The rate of technological expansion is causing cracks to appear in the old mantle of the pre-algorithm world. For some leaders, the fissures appear as yawning chasms of uncertainty. For others, they are vast expanses where new ideas can be set free. With AI-driven insights, businesses can now predict trends before they emerge, make data-driven decisions with unprecedented accuracy, and even model leadership capabilities in real time. The leaders of tomorrow will not just understand their teams; they will have an AI-enhanced ability to sense and respond to changing dynamics before a crisis even emerges.

The three-year era where ignorance of AI was forgivable, is over.

Avoiding it will not slow its impact. It is already embedded in decision-making, strategy, and human capital management. If a single tweet can change the course of human history, an AI-optimised campaign can shift entire markets.

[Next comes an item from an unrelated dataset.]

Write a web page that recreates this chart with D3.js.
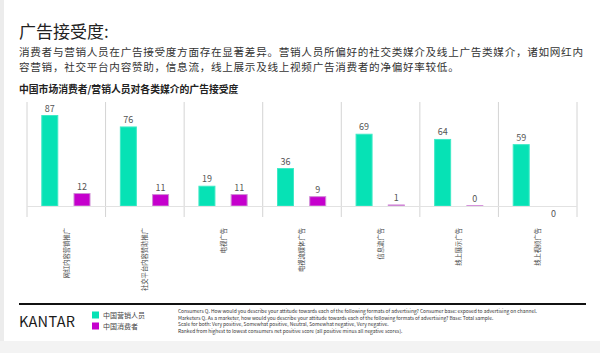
<!DOCTYPE html>
<html>
	<head>
		<meta charset="utf-8">
		<title>广告接受度</title>
		<style>
			body, html {
				margin: 0;
				padding: 0;
				background: #fff;
			}
			text {
				font-family: "Noto Sans CJK SC", "Liberation Sans", sans-serif;
			}
		</style>
	</head>
	<body>

		<svg id="svg" width="600" height="353"></svg>

		<script src="https://d3js.org/d3.v7.min.js"></script>
		<script>
			// Data
			const categories = ['网红内容营销推广', '社交平台内容赞助推广', '电视广告', '电视流媒体广告', '信息流广告', '线上展示广告', '线上视频广告']
			const seriesNames = ['中国营销人员', '中国消费者']
			const marketers = [87, 76, 19, 36, 69, 64, 59]
			const consumers = [12, 11, 11, 9, 1, 0.3, -0.3]
			const footnotes = [
				'Consumers Q. How would you describe your attitude towards each of the following formats of advertising? Consumer base: exposed to advertising on channel.',
				'Marketers Q. As a marketer, how would you describe your attitude towards each of the following formats of advertising? Base: Total sample.',
				'Scale for both: Very positive, Somewhat positive, Neutral, Somewhat negative, Very negative.',
				'Ranked from highest to lowest consumers net positive score (all positive minus all negative scores).'
			]

			const colors = ['#06e2b5', '#c500cd']
			const svg = d3.select('#svg')

			// light page edges
			svg.append('rect').attr('x', 0).attr('y', 0).attr('width', 4).attr('height', 353).attr('fill', '#ececec')
			svg.append('rect').attr('x', 0).attr('y', 341).attr('width', 600).attr('height', 12).attr('fill', '#f3f3f3')

			// Headings
			svg.append('text')
				.attr('x', 19).attr('y', 38)
				.attr('font-size', 17).attr('fill', '#222')
				.text('广告接受度:')

			// intro paragraph, two lines
			const intro = ['消费者与营销人员在广告接受度方面存在显著差异。营销人员所偏好的社交类媒介及线上广告类媒介，诸如网红内',
				'容营销，社交平台内容赞助，信息流，线上展示及线上视频广告消费者的净偏好率较低。']
			svg.append('text')
				.attr('font-size', 10.6).attr('letter-spacing', 0.7).attr('fill', '#333')
				.selectAll('tspan')
				.data(intro)
				.enter()
				.append('tspan')
				.attr('x', 19)
				.attr('y', (d, i) => 55.5 + i * 15.4)
				.text(d => d)

			svg.append('text')
				.attr('x', 19).attr('y', 93)
				.attr('font-size', 9.8).attr('font-weight', 'bold').attr('fill', '#222')
				.text('中国市场消费者/营销人员对各类媒介的广告接受度')

			// Scales
			const x = d3.scaleBand().domain(categories).range([27, 577])
			const bw = x.bandwidth()
			const xs = d3.scalePoint().domain(seriesNames).range([bw * 0.29, bw * 0.70])
			const y = d3.scaleLinear().domain([0, 100]).range([206, 102])
			const barW = 16

			// separators between categories
			const edges = categories.map(c => x(c)).concat([x(categories[categories.length - 1]) + bw])
			svg.append('g')
				.selectAll('line')
				.data(edges)
				.enter()
				.append('line')
				.attr('x1', d => d).attr('x2', d => d)
				.attr('y1', y(100)).attr('y2', y(0) + 11)
				.attr('stroke', '#d4d4d4').attr('stroke-width', 1)

			// bars
			const rows = []
			categories.forEach((c, i) => {
				rows.push({ cat: c, s: seriesNames[0], v: marketers[i], k: 0 })
				rows.push({ cat: c, s: seriesNames[1], v: consumers[i], k: 1 })
			})

			const bars = svg.append('g')
			bars.selectAll('rect')
				.data(rows)
				.enter()
				.append('rect')
				.attr('x', d => x(d.cat) + xs(d.s) - barW / 2)
				.attr('width', barW)
				.attr('y', d => y(Math.max(0, d.v)))
				.attr('height', d => Math.abs(y(d.v) - y(0)))
				.attr('fill', d => colors[d.k])
				.attr('stroke', d => d.v > 0 ? (d.k ? '#d08cd6' : '#3fe9c6') : 'none')
				.attr('stroke-width', d => d.v > 0 ? 1 : 0)

			// baseline drawn over the bars
			svg.append('line')
				.attr('x1', x.range()[0]).attr('x2', x.range()[1])
				.attr('y1', y(0) + 0.5).attr('y2', y(0) + 0.5)
				.attr('stroke', '#e2e2e2').attr('stroke-width', 1)

			// value labels
			bars.selectAll('text')
				.data(rows)
				.enter()
				.append('text')
				.attr('x', d => x(d.cat) + xs(d.s))
				.attr('y', d => d.v >= 0 ? y(d.v) - 4 : y(d.v) + 11)
				.attr('text-anchor', 'middle')
				.attr('font-family', 'Liberation Sans, sans-serif')
				.attr('font-size', 9).attr('fill', '#555')
				.text(d => String(Math.round(d.v)).replace('-', ''))

			// category labels, rotated
			svg.append('g')
				.selectAll('text')
				.data(categories)
				.enter()
				.append('text')
				.attr('transform', d => `translate(${x(d) + bw / 2}, 228) rotate(-90)`)
				.attr('text-anchor', 'end')
				.attr('dy', '0.35em')
				.attr('font-size', 6.3).attr('fill', '#444')
				.text(d => d)

			// footer rule
			svg.append('line')
				.attr('x1', 19).attr('x2', 586)
				.attr('y1', 304).attr('y2', 304)
				.attr('stroke', '#111').attr('stroke-width', 2)

			// logo
			svg.append('text')
				.attr('x', 19).attr('y', 327)
				.attr('font-family', 'Liberation Sans, sans-serif')
				.attr('font-size', 14.5).attr('letter-spacing', 0.3).attr('fill', '#1a1a1a')
				.text('KANTAR')

			// legend
			const legend = svg.append('g')
				.selectAll('g')
				.data(seriesNames)
				.enter()
				.append('g')
				.attr('transform', (d, i) => `translate(92, ${315 + i * 11})`)
			legend.append('rect')
				.attr('x', 0).attr('y', -3.5)
				.attr('width', 7).attr('height', 7)
				.attr('fill', (d, i) => colors[i])
			legend.append('text')
				.attr('x', 11).attr('y', 2.5)
				.attr('font-size', 7).attr('fill', '#444')
				.text(d => d)

			// footnotes
			svg.selectAll('.note')
				.data(footnotes)
				.enter()
				.append('text')
				.attr('class', 'note')
				.attr('x', 178)
				.attr('y', (d, i) => 313 + i * 6.5)
				.attr('font-family', 'Liberation Sans, sans-serif')
				.attr('font-size', 4.9).attr('fill', '#333')
				.text(d => d)
		</script>
	</body>
</html>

Some people may not like it. Indeed, one could argue that the rise of the far right in Western politics is a convulsive reaction to a deep-seated desire go back to simpler, fairer times. That’s not an excuse for the collapse of decency or humanity towards each other, but through a prism of sympathy, can be understood as a cry for help from a section of society that feels the system they are born into is broken and no longer works for them.

People feel lost. We are willingly walking – no, sprinting headfirst into – an environmental catastrophe; social media is fuelling division and conversational doom loops; political discourse is polarised; we don’t know what to teach our kids; everything is so expensive, and now, AI is coming for us too.

But if history has taught us anything, it’s that from the demise of one system, a new one emerges. AI isn’t going back in its box. The question now is not whether we stop it – but how we shape it. How we use it for good, to amplify human potential and solve problems we’ve long struggled with. AI could make cancer curable, and be the key to solving the climate crisis. We need to be as ready as we can for the arrival of this new system. You, need to be ready.

Leading in the Age of AI

To be a good leader is to make sense of the environment in which one lives and works, while helping your people understand it too. If that environment is evolving by the second, more effort must be made to understand it, remain up to date and remain engaged. Lift the gloom; give your teams the tools to help them thrive; motivate them by understanding their fears and drivers; be open to challenge; learn how to use these new tools together. If this all sounds familiar, it’s because leadership has always required the same skills but in this instance, with a couple of tweaks:

1) Dial up your own curiosity and learn this new language. Don’t wait another year. AI will have taken that twelfth step by then.
2) Train yourself to look a little further ahead. Think about the possibilities. If you’ve learnt this new language, you can begin playing, experimenting…adding value.

There’s an old Venetian proverb that my grandfather would always say to me:

El saòn no’l sa gnente, l’inteigente el sa poco, l’ignorante el sa tanto, el mona el sa tutto!”

Which loosely translates into:

The wise person knows nothing, the intelligent person knows little, the ignorant person knows a lot, the idiot knows everything!

…because there is even more change coming, and it will call your working knowledge into question again and again. Your ability to re-learn and re-invent will be your shield and that of your team. Be wise, know that you know nothing. Go again.

Barack Obama said “The arc of history gives us hope – that for all our flaws, humanity moves forward.” We are about to start living in the age of AI. Push the boundaries of your mental dexterity. Ask, seek, knock. Your brand as a leader is at stake.